In total, healthcare spending represents 18% of the GDP—and growing. But for all that investment, the United States isn’t getting higher quality when compared to other developed countries, where healthcare represents about 10% of GDP.

Behavioral health

Reinhardt said behavioral health is positioned between a rock and a hard place, where the rock is the growing incidence of behavioral health conditions and the hard place is the threat of reduced funding resources. The GOP health policy proposal would have made the situation worse for behavioral health providers, who are already paid too little, he said.

Additionally, the plan would have taken $1.2 trillion out of the system, mostly taking funding away from programs that serve the poorest populations, including voters who supported President Trump in the election.
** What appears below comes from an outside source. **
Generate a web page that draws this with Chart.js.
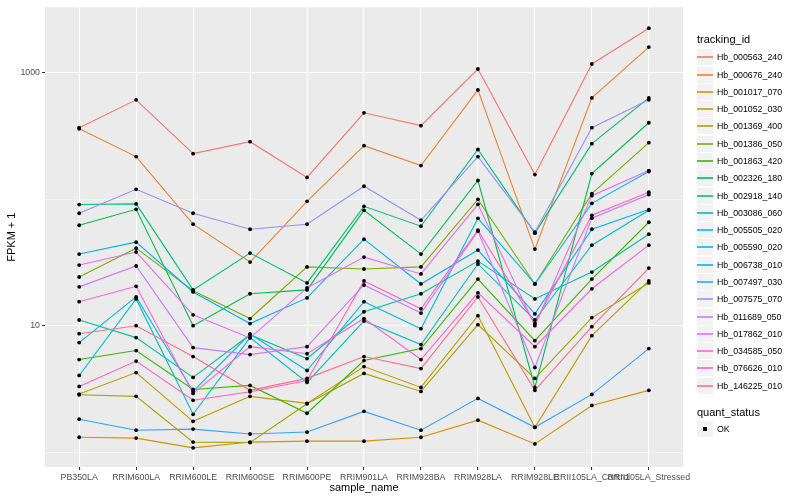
<!DOCTYPE html>
<html>
<head>
<meta charset="utf-8">
<script src="https://cdn.jsdelivr.net/npm/chart.js@4.4.0/dist/chart.umd.min.js"></script>
<style>
  html, body { margin: 0; padding: 0; background: #fff; }
  #wrap { position: relative; width: 800px; height: 500px; font-family: "Liberation Sans", Arial, sans-serif; }
  #chart1 { position: absolute; left: 0; top: 0; }
  .ttl { position: absolute; font-size: 11px; color: #000; white-space: nowrap; line-height: 12px; }
  .key { position: absolute; width: 16px; height: 16px; background: #F2F2F2; }
  .key i { position: absolute; left: 0; width: 16px; top: 7px; height: 2px; display: block; opacity: 0.8; }
  .lab { position: absolute; font-size: 8.8px; color: #000; white-space: nowrap; line-height: 10px; }
</style>
</head>
<body>
<div id="wrap">
  <canvas id="chart1" width="800" height="500"></canvas>
  <div id="legend"></div>
</div>
<script>
const samples = ["PB350LA", "RRIM600LA", "RRIM600LE", "RRIM600SE", "RRIM600PE", "RRIM901LA",
    "RRIM928BA", "RRIM928LA", "RRIM928LE", "RRII105LA_Control", "RRII105LA_Stressed"];

const trackingIds = ["Hb_000563_240", "Hb_000676_240", "Hb_001017_070", "Hb_001052_030", "Hb_001369_400",
    "Hb_001386_050", "Hb_001863_420", "Hb_002326_180", "Hb_002918_140", "Hb_003086_060",
    "Hb_005505_020", "Hb_005590_020", "Hb_006738_010", "Hb_007497_030", "Hb_007575_070",
    "Hb_011689_050", "Hb_017862_010", "Hb_034585_050", "Hb_076626_010", "Hb_146225_010"];

// FPKM + 1, one array per gene, in sample order
const hb000563 = [369, 613, 230, 286, 149, 484, 383, 1075, 157, 1178, 2262];
const hb000676 = [362, 218, 63.6, 31.9, 96.5, 266, 185, 735, 40.4, 635, 1603];
const hb001017 = [1.31, 1.29, 1.08, 1.2, 1.22, 1.22, 1.31, 1.79, 1.16, 2.34, 3.08];
const hb001052 = [2.88, 4.26, 1.75, 2.76, 2.43, 4.75, 3.25, 12.0, 1.57, 8.34, 22.6];
const hb001369 = [2.84, 2.76, 1.2, 1.19, 2.41, 4.19, 3.02, 10.2, 3.83, 11.6, 21.8];
const hb001386 = [24.3, 41.1, 18.9, 11.4, 29.2, 28.1, 29.2, 100, 21.4, 111, 281];
const hb001863 = [5.4, 6.36, 3.13, 3.37, 2.03, 5.3, 6.59, 23.4, 7.62, 23.4, 65.9];
const hb002326 = [62.4, 83.4, 10, 17.9, 19.2, 81.9, 36.9, 141, 3.25, 160, 404];
const hb002918 = [91, 92, 19.2, 37.6, 21.8, 88.1, 61.3, 248, 54, 276, 635];
const hb003086 = [11.1, 8.05, 3.9, 8.49, 5.5, 12.9, 17.9, 32.5, 16.3, 26.6, 53];
const hb005505 = [4.04, 16.3, 1.99, 8.05, 3.56, 10.9, 7.09, 30.8, 11.1, 43.4, 81.9];
const hb005590 = [7.35, 16.9, 3.02, 8.6, 4.42, 15.5, 9.47, 70.8, 21.4, 93, 166];
const hb006738 = [36.9, 45.8, 18.5, 10.4, 16.6, 48.4, 21.4, 39.7, 12.4, 58, 83];
const hb007497 = [1.82, 1.49, 1.52, 1.39, 1.44, 2.1, 1.49, 2.66, 1.57, 2.86, 6.59];
const hb007575 = [77.6, 120, 77.6, 58, 63.6, 127, 68.3, 218, 55, 369, 613];
const hb011689 = [20.3, 29.7, 6.71, 5.91, 6.83, 21, 12.6, 56, 4.67, 71, 109];
const hb017862 = [30.2, 38.3, 12.2, 8, 19.9, 34.9, 25.7, 91.4, 10, 107, 169];
const hb034585 = [15.5, 20.5, 2.91, 6.83, 6.0, 11.4, 5.4, 18.2, 6.83, 19.6, 43.4];
const hb076626 = [3.31, 5.25, 2.57, 3.0, 3.69, 22.6, 13.6, 57, 10.4, 74.8, 114];
const hb146225 = [8.65, 10, 5.7, 3.08, 3.83, 5.7, 4.58, 16.9, 3.08, 9.82, 28.6];

const yTicks = [1, 10, 100, 1000];
const yLabelled = [10, 1000];

const series = [hb000563, hb000676, hb001017, hb001052, hb001369, hb001386, hb001863, hb002326,
    hb002918, hb003086, hb005505, hb005590, hb006738, hb007497, hb007575, hb011689,
    hb017862, hb034585, hb076626, hb146225];

// ggplot default hue palette for 20 groups
const colors = ["#F8766D", "#EA8331", "#D89000", "#C09B00", "#A3A500", "#7CAE00", "#39B600", "#00BB4E",
    "#00BF7D", "#00C1A3", "#00BFC4", "#00BAE0", "#00B0F6", "#35A2FF", "#9590FF", "#C77CFF",
    "#E76BF3", "#FA62DB", "#FF62BC", "#FF6C91"];

const FONT = "'Liberation Sans', Arial, sans-serif";

const panelBg = {
    id: "panelBg",
    beforeDraw(chart) {
        const a = chart.chartArea, ctx = chart.ctx;
        ctx.save();
        ctx.fillStyle = "#EBEBEB";
        ctx.fillRect(a.left, a.top, a.right - a.left, a.bottom - a.top);
        ctx.restore();
    }
};

// black points on top of all lines, like a geom_point layer
const pointLayer = {
    id: "pointLayer",
    afterDatasetsDraw(chart) {
        const ctx = chart.ctx;
        ctx.save();
        ctx.fillStyle = "#000";
        chart.data.datasets.forEach((ds, i) => {
            chart.getDatasetMeta(i).data.forEach(p => {
                ctx.beginPath();
                ctx.arc(p.x, p.y, 1.9, 0, Math.PI * 2);
                ctx.fill();
            });
        });
        ctx.restore();
    }
};

const axisTitles = {
    id: "axisTitles",
    afterDraw(chart) {
        const a = chart.chartArea, ctx = chart.ctx;
        ctx.save();
        ctx.fillStyle = "#000";
        ctx.font = "11px " + FONT;
        ctx.textAlign = "center";
        ctx.textBaseline = "middle";
        ctx.fillText("sample_name", (a.left + a.right) / 2, 488);
        ctx.translate(12, (a.top + a.bottom) / 2);
        ctx.rotate(-Math.PI / 2);
        ctx.fillText("FPKM + 1", 0, 0);
        ctx.restore();
    }
};

const chart1 = document.getElementById("chart1");

const lineChart = new Chart(chart1, {
    type: "line",
    data: {
        datasets: series.map((vals, i) => ({
            label: trackingIds[i],
            data: vals.map((v, j) => ({ x: j, y: v })),
            borderColor: colors[i],
            backgroundColor: colors[i],
            borderWidth: 1.1,
            pointRadius: 0,
            tension: 0,
            fill: false,
            order: series.length - i
        }))
    },
    options: {
        responsive: false,
        animation: false,
        events: [],
        layout: { padding: { left: 0, right: 117, top: 5, bottom: 0 } },
        plugins: { legend: { display: false }, tooltip: { enabled: false } },
        scales: {
            x: {
                type: "linear",
                min: -0.6,
                max: samples.length - 0.4,
                afterBuildTicks: s => { s.ticks = samples.map((n, j) => ({ value: j })); },
                afterFit: s => { s.height = 33; },
                border: { display: false },
                grid: { color: "#FFFFFF", lineWidth: 1.07, tickColor: "#333333", tickLength: 3 },
                ticks: {
                    autoSkip: false, maxRotation: 0, minRotation: 0, padding: 2,
                    color: "#4D4D4D", font: { size: 8.8, family: FONT },
                    callback: v => samples[v]
                }
            },
            y: {
                type: "logarithmic",
                min: 0.762,
                max: 3311,
                afterBuildTicks: s => { s.ticks = yTicks.map(v => ({ value: v })); },
                afterFit: s => { s.width = 45; },
                border: { display: false },
                grid: {
                    color: "#FFFFFF",
                    lineWidth: c => yLabelled.includes(c.tick.value) ? 1.07 : 0.53,
                    tickColor: c => yLabelled.includes(c.tick.value) ? "#333333" : "rgba(0,0,0,0)",
                    tickLength: 3
                },
                ticks: {
                    padding: 2, color: "#4D4D4D", font: { size: 8.8, family: FONT },
                    callback: v => yLabelled.includes(v) ? String(v) : ""
                }
            }
        }
    },
    plugins: [panelBg, pointLayer, axisTitles]
});

// legend drawn as html, ggplot style
const legend = document.getElementById("legend");
function add(cls, html, left, top) {
    const d = document.createElement("div");
    d.className = cls;
    d.innerHTML = html;
    d.style.left = left + "px";
    d.style.top = Math.round(top) + "px";
    legend.appendChild(d);
    return d;
}
add("ttl", "tracking_id", 697, 33);
trackingIds.forEach((id, i) => {
    const cy = 57.3 + i * 17.28;
    add("key", '<i style="background-color:' + colors[i] + '"></i>', 697, cy - 8);
    add("lab", id, 717, cy - 5);
});
add("ttl", "quant_status", 697, 406);
add("key", '<i style="left:6px;width:4px;height:4px;top:6px;opacity:1;background-color:#000"></i>', 697, 421);
add("lab", "OK", 717, 424);
</script>
</body>
</html>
“You hose the very people who voted for you,” Reinhardt said. “This is novel in politics.”

He spoke of the increase in suicide and overdose in the lower middle class and said he doesn’t believe Congress or the president are aware of the critical need for behavioral health services. The time to speak up and make legislators listen is now, Reinhardt said.

But the administrative infrastructure and funding challenges point to a larger fundamental issue, he said.

“We have never agreed in the United States what the social ethic of our health system should be: To what extent should I be my sick brother or sister’s keeper?”